# Fractal Design Define R5 PCGH-Edition nicht mehr lieferbar?



## Dennis87 (24. November 2015)

Hallo zusammen,

da wollte ich mir gerade Komponenten bestellen, um spätestens zu Weihnachten wieder basteln zu können und mein altes System (Phenom II X6 1090T) in Rente zu schicken, da sehe ich plötzlich, dass die PCGH-Edition vom Define R5 nirgendswo mehr lieferbar ist? 
Ich habe in den letzten Monaten viele Tests gelesen und mich in einige Produkte verguckt, die es unbedingt werden sollen und das Define R5 gehört für mich definitiv dazu... Und zwar am allerliebsten in der PCGH-Edition, mit geschlossenem Deckel und geschlossener Seitewand, da ich dort keine Lüfter verbauen möchte.
Einzige Alternative wäre für mich die Blackout Edition, die wenigstens den schwarzen Innenraum bietet, aber auch die finde ich nirgends mehr?

Gab es dazu vielleicht eine News, die ich übersehen habe oder weiß jemand, woran das liegt und ob es die Editionen wieder/nochmal geben wird? Habe auf Anhieb hier im Forum nichts gefunden, deswegen entschuldige ich einen etwaigen Doppelpost...

Danke schonmal!


----------



## DKK007 (24. November 2015)

War mir auch schon aufgefallen. Ist bei Geizhalz bei keinem Händler mehr gelistet.


----------



## Laudian (24. November 2015)

Ich habe den Thread mal in den Bereich "PCGH-E-Commerce-Produkte" verschoben, dort hast du gute Chancen dass dir direkt von einem PCGH-Mitarbeiter geantwortet wird vermute ich mal.

Am ursprünglichen Ort gibt es allerdings für 24h eine Weiterleitung 

MfG
Laudi


----------



## Rotkaeppchen (24. November 2015)

Selbst bei Alternate gibt es aktuell keines, das normals R5 ist aber auch im Verzug. Sieht für mich nach Lieferschwierigkeiten aus. Es ist ein sehr aufwendig und liebevoll aufgebautes Gehäuse. Es wäre schade, wenn es nicht mehr im Programm wäre und ich glaube das nicht, weil gerade Testmuster an Leser dieses Forums gingen. Das macht man nicht, wenn man die Produktion einstellt.


----------



## PCGH_Daniel_W (24. November 2015)

Aktuell ist das PCGH-Gehäuse bei Alternate tatsächlich nicht mehr lieferbar. Ab Januar ist das R5 PCGH-Edition wieder verfügbar.


----------



## Dennis87 (24. November 2015)

Das liest man gerne!

Dann kann ich mir meine Komponenten ja vielleicht doch schon besorgen (schlecht lieferbare CPU *hust*, aber vielleicht wird es ja doch noch der 6600K) und im Januar beim Gehäuse zuschlagen 

Aber eine Frage hätte ich noch; Die PCGH-Edition ist komplett baugleich zum Original, oder?

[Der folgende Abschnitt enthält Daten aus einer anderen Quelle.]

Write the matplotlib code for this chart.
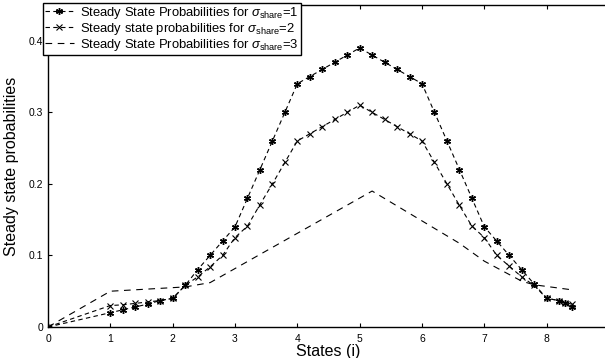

Sodass ich mir - falls ich irgendwann wollen sollte - ein Seitenteil mit Fenster "nachrüsten" könnte?

Vielen Dank nochmal!


----------



## DKK007 (24. November 2015)

Sollte eigentlich gehen. Anscheinend lässt sich die Seitenwand rech einfach austauschen.

Video-Vorstellung: Fractal Design Define R5 PCGH-Edition


----------



## Turbokiffer (12. Juni 2016)

Ist aktuell wieder nicht verfügbar. Bleibt das so oder wird es irgendwann mal wieder zu haben sein ?

Wird das Gehäuse eigentlich solange angebote bis es ein R6 gibt oder stampft man es schon vorher ein wenn es zu wenig Abnehmer findet ?


----------